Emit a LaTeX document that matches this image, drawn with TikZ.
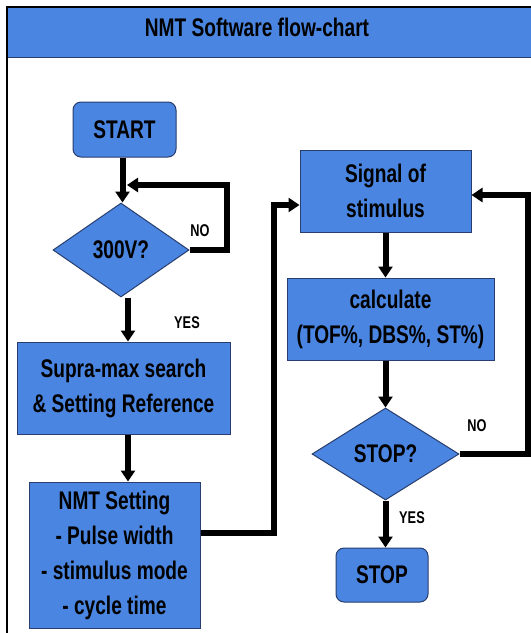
\documentclass[tikz,border=0pt]{standalone}
\usepackage{fontspec}
\setmainfont{Liberation Sans}[FakeStretch=0.75]
\usetikzlibrary{shapes.geometric,arrows.meta,calc}
\definecolor{boxblue}{RGB}{74,134,225}
\definecolor{boxedge}{RGB}{40,62,110}
\tikzset{
  every node/.style={font=\bfseries},
  bigtext/.style={font=\fontsize{25.5}{35}\selectfont\bfseries, text=black},
  smalltext/.style={font=\fontsize{17}{18}\selectfont\bfseries, text=black},
  procbox/.style={draw=boxedge, line width=1pt, fill=boxblue, bigtext, align=center, inner sep=0pt},
  termbox/.style={procbox, rounded corners=8pt},
  decbox/.style={draw=boxedge, line width=1pt, fill=boxblue, bigtext, shape=diamond, inner sep=0pt},
  flow/.style={line width=6pt, draw=black, -{Triangle[length=11pt,width=14pt]}},
}
\begin{document}
\begin{tikzpicture}[x=1pt,y=-1pt]
\useasboundingbox (0,0) rectangle (531,633);
\clip (0,0) rectangle (531,633);
% frame and title bar
\fill[white] (0,0) rectangle (531,633);
\fill[boxblue] (8,8) rectangle (540,57);
\draw[boxedge, line width=1pt] (8,57) -- (540,57);
\draw[black, line width=2pt] (7,660) -- (7,7) -- (540,7);
\node[bigtext] (title) at (257,27) {NMT Software flow-chart};
% nodes
\node[termbox, minimum width=103pt, minimum height=55pt] (start) at (124.5,129.5) {START};
\node[decbox, minimum width=136pt, minimum height=94pt] (d1) at (121,250) {300V?};
\node[procbox, minimum width=213pt, minimum height=92pt] (sup) at (123.5,388) {Supra-max search\\ \& Setting Reference};
\node[procbox, minimum width=171pt, minimum height=146pt] (nmt) at (114.5,555) {NMT Setting\\ - Pulse width\\ - stimulus mode\\ - cycle time};
\node[procbox, minimum width=171pt, minimum height=82pt] (sig) at (385.5,191) {Signal of\\ stimulus};
\node[procbox, minimum width=207pt, minimum height=82pt] (calc) at (390.5,319) {calculate\\ (TOF\%, DBS\%, ST\%)};
\node[decbox, minimum width=147pt, minimum height=92pt] (d2) at (385.5,454) {STOP?};
\node[termbox, minimum width=92pt, minimum height=54pt] (stop) at (382,575) {STOP};
% labels
\node[smalltext] (no1) at (200,231) {NO};
\node[smalltext] (yes1) at (187,323) {YES};
\node[smalltext] (no2) at (477,426) {NO};
\node[smalltext] (yes2) at (412,518) {YES};
% connectors
\coordinate (j1) at (127,185);
\draw[flow] ([xshift=-2pt]start.south) -- ([xshift=-2pt]start.south |- d1.north);
\draw[flow] (d1.east) -- ++(37,0) |- (j1);
\draw[flow] ([xshift=7pt]d1.south) -- ([xshift=7pt]d1.south |- sup.north);
\draw[flow] ([xshift=4.5pt]sup.south) -- ([xshift=4.5pt]sup.south |- nmt.north);
\draw[flow] ([yshift=22pt]nmt.east) -- ++(73,0) |- ([yshift=-14pt]sig.west);
\draw[flow] (sig.south) -- (sig.south |- calc.north);
\draw[flow] (sig.south |- calc.south) -- (sig.south |- d2.north);
\draw[flow] (d2.south) -- (d2.south |- stop.north);
\draw[flow] (d2.east) -- ++(68,0) |- ([yshift=-4pt]sig.east);
\end{tikzpicture}
\end{document}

==========

# [Task brief]
Return each line from the material above exactly, but not the pictures.

# [Expected answer]
Emit a LaTeX document that matches this image, drawn with TikZ.
\documentclass[tikz,border=0pt]{standalone}
\usepackage{fontspec}
\setmainfont{Liberation Sans}[FakeStretch=0.75]
\usetikzlibrary{shapes.geometric,arrows.meta,calc}
\definecolor{boxblue}{RGB}{74,134,225}
\definecolor{boxedge}{RGB}{40,62,110}
\tikzset{
  every node/.style={font=\bfseries},
  bigtext/.style={font=\fontsize{25.5}{35}\selectfont\bfseries, text=black},
  smalltext/.style={font=\fontsize{17}{18}\selectfont\bfseries, text=black},
  procbox/.style={draw=boxedge, line width=1pt, fill=boxblue, bigtext, align=center, inner sep=0pt},
  termbox/.style={procbox, rounded corners=8pt},
  decbox/.style={draw=boxedge, line width=1pt, fill=boxblue, bigtext, shape=diamond, inner sep=0pt},
  flow/.style={line width=6pt, draw=black, -{Triangle[length=11pt,width=14pt]}},
}
\begin{document}
\begin{tikzpicture}[x=1pt,y=-1pt]
\useasboundingbox (0,0) rectangle (531,633);
\clip (0,0) rectangle (531,633);
% frame and title bar
\fill[white] (0,0) rectangle (531,633);
\fill[boxblue] (8,8) rectangle (540,57);
\draw[boxedge, line width=1pt] (8,57) -- (540,57);
\draw[black, line width=2pt] (7,660) -- (7,7) -- (540,7);
\node[bigtext] (title) at (257,27) {NMT Software flow-chart};
% nodes
\node[termbox, minimum width=103pt, minimum height=55pt] (start) at (124.5,129.5) {START};
\node[decbox, minimum width=136pt, minimum height=94pt] (d1) at (121,250) {300V?};
\node[procbox, minimum width=213pt, minimum height=92pt] (sup) at (123.5,388) {Supra-max search\\ \& Setting Reference};
\node[procbox, minimum width=171pt, minimum height=146pt] (nmt) at (114.5,555) {NMT Setting\\ - Pulse width\\ - stimulus mode\\ - cycle time};
\node[procbox, minimum width=171pt, minimum height=82pt] (sig) at (385.5,191) {Signal of\\ stimulus};
\node[procbox, minimum width=207pt, minimum height=82pt] (calc) at (390.5,319) {calculate\\ (TOF\%, DBS\%, ST\%)};
\node[decbox, minimum width=147pt, minimum height=92pt] (d2) at (385.5,454) {STOP?};
\node[termbox, minimum width=92pt, minimum height=54pt] (stop) at (382,575) {STOP};
% labels
\node[smalltext] (no1) at (200,231) {NO};
\node[smalltext] (yes1) at (187,323) {YES};
\node[smalltext] (no2) at (477,426) {NO};
\node[smalltext] (yes2) at (412,518) {YES};
% connectors
\coordinate (j1) at (127,185);
\draw[flow] ([xshift=-2pt]start.south) -- ([xshift=-2pt]start.south |- d1.north);
\draw[flow] (d1.east) -- ++(37,0) |- (j1);
\draw[flow] ([xshift=7pt]d1.south) -- ([xshift=7pt]d1.south |- sup.north);
\draw[flow] ([xshift=4.5pt]sup.south) -- ([xshift=4.5pt]sup.south |- nmt.north);
\draw[flow] ([yshift=22pt]nmt.east) -- ++(73,0) |- ([yshift=-14pt]sig.west);
\draw[flow] (sig.south) -- (sig.south |- calc.north);
\draw[flow] (sig.south |- calc.south) -- (sig.south |- d2.north);
\draw[flow] (d2.south) -- (d2.south |- stop.north);
\draw[flow] (d2.east) -- ++(68,0) |- ([yshift=-4pt]sig.east);
\end{tikzpicture}
\end{document}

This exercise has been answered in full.